Quel est son objectif?
Erdogan renforce ses liens avec Poutine et fait trembler l'OTAN

La Turquie est le premier membre de l'OTAN à vouloir rejoindre l'alliance anti-occidentale des pays du Brics. Qu'en est-il de l'adhésion à l'UE? Des experts expliquent quel est le véritable objectif d'Erdogan et pourquoi l'OTAN est irritée par ses plans.
Publié: 06.09.2024 à 06:02 heures
|
Dernière mise à jour: 06.09.2024 à 16:46 heures
Le président turc Recep Tayyip Erdogan cherche à se rapprocher de Vladimir Poutine.
Photo: AFP
RMS_Portrait_AUTOR_242.JPG
Guido Felder

Le président turc Recep Tayyip Erdogan provoque une fois de plus l'Occident: la Turquie veut rejoindre le groupe des pays du Brics (pour Brésil, Russie, Inde, Chine et Afrique du Sud), dans lequel la Chine et la Russie donnent le ton. Problème: la Turquie est également membre de l'alliance militaire occidentale OTAN et elle souhaite en outre être admise dans l'UE.
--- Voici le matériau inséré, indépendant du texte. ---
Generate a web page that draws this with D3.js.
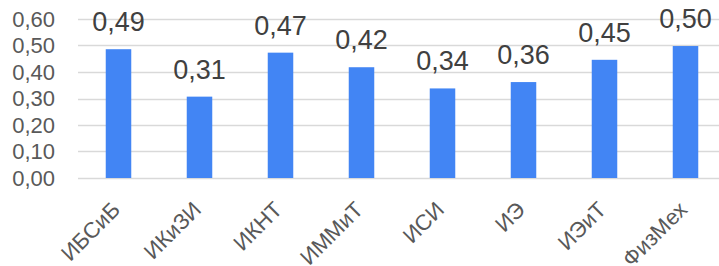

En rejoignant les Brics, le président turc ne fait pas seulement pression sur l'Occident. Il mène aussi un projet ambitieux. Günter Maihold, expert des Brics auprès de la Fondation Science et Politique à Berlin, déclare à Blick: «La Turquie aspire à jouer un rôle politique mondial.» Ainsi, le pays veut d'une part se présenter comme une force d'ordre régionale, mais aussi être valorisée à l'échelle mondiale d'autre part.

C'est pourquoi elle cherche des possibilités d'acquérir un prestige international et d'être reconnue globalement par les grandes puissances dans ce rôle, explique Günter Maihold. «Les Brics représentent à cet égard un forum intéressant en raison du processus d'élargissement qui y a eu lieu.»

Pas d'adhésion à l'UE en vue

Ali Sonay, spécialiste de la Turquie à l'Université de Berne, ajoute: «Par ce positionnement, Ankara tente d'augmenter sa marge de manœuvre économique, mais aussi son importance géopolitique, afin d'obtenir certaines concessions – par exemple dans le cadre des négociations d'adhésion à l'UE ou du soutien américain aux groupes kurdes dans le nord de la Syrie.»

Ali Sonay part toutefois du principe que la méfiance de l'Occident envers la Turquie devrait augmenter en cas d'adhésion aux Brics. «Ainsi, les choses ne bougeront pas dans un avenir prévisible sur les sujets litigieux mentionnés», affirme l'expert.

En 2005, Ankara avait entamé des discussions avec Bruxelles en vue d'une adhésion à l'UE. Celles-ci sont toutefois au point mort. En cause: le démantèlement des droits démocratiques par Erdogan et le conflit avec Chypre, autre pays membre de l'UE.

L'OTAN est vigilante

Il devrait également y avoir des frictions si la Turquie devenait le premier membre de l'OTAN à intégrer les Brics. Le pays, qui a rejoint l'OTAN en 1952, possède l'une des plus grandes armées de l'alliance et dispose de deux importantes bases aériennes de l'OTAN, à Incirlik et à Konya.

En cas d'adhésion aux Brics, l'OTAN placerait la Turquie sous surveillance étroite. «Cela devrait soulever d'autres questions au sujet de la fiabilité. Après tout, la Turquie a déjà acquis le système de défense antimissile russe S-400, ce qui a conduit les États-Unis à retirer le pays du programme F-35 en 2019», précise Ali Sonay.

Un contrepoids à l'Occident

Depuis leur fondation, les Brics se sont élargis avec l'arrivée de l'Iran, l'Égypte, l'Ethiopie et des Emirats arabes unis. D'autres pays comme l'Indonésie, la Corée du Nord, la Thaïlande et le Venezuela sont également intéressés.

L'objectif de l'alliance est de faire contrepoids à la domination géopolitique et économique de l'Occident. Les pays des Brics souhaitent par ailleurs réduire leur dépendance vis-à-vis du dollar américain en tant que monnaie de référence mondiale. Selon leurs propres indications, ils représentent jusqu'à présent 42% de la population mondiale, 30% de la surface terrestre mondiale et 24% de la performance économique mondiale. En 2020, les pays des Brics auront dépassé les pays du G7 en termes de part du produit intérieur brut (PIB).

Les Brics n'ont pas d'organes permanents, et ils agissent surtout lors de leurs sommets. Leur président change quant à elle chaque année. «Comme la présidence est actuellement assurée par la Russie, Moscou essaie d'aborder d'éventuels intéressés et de les tenir en haleine», indique Günter Maihold.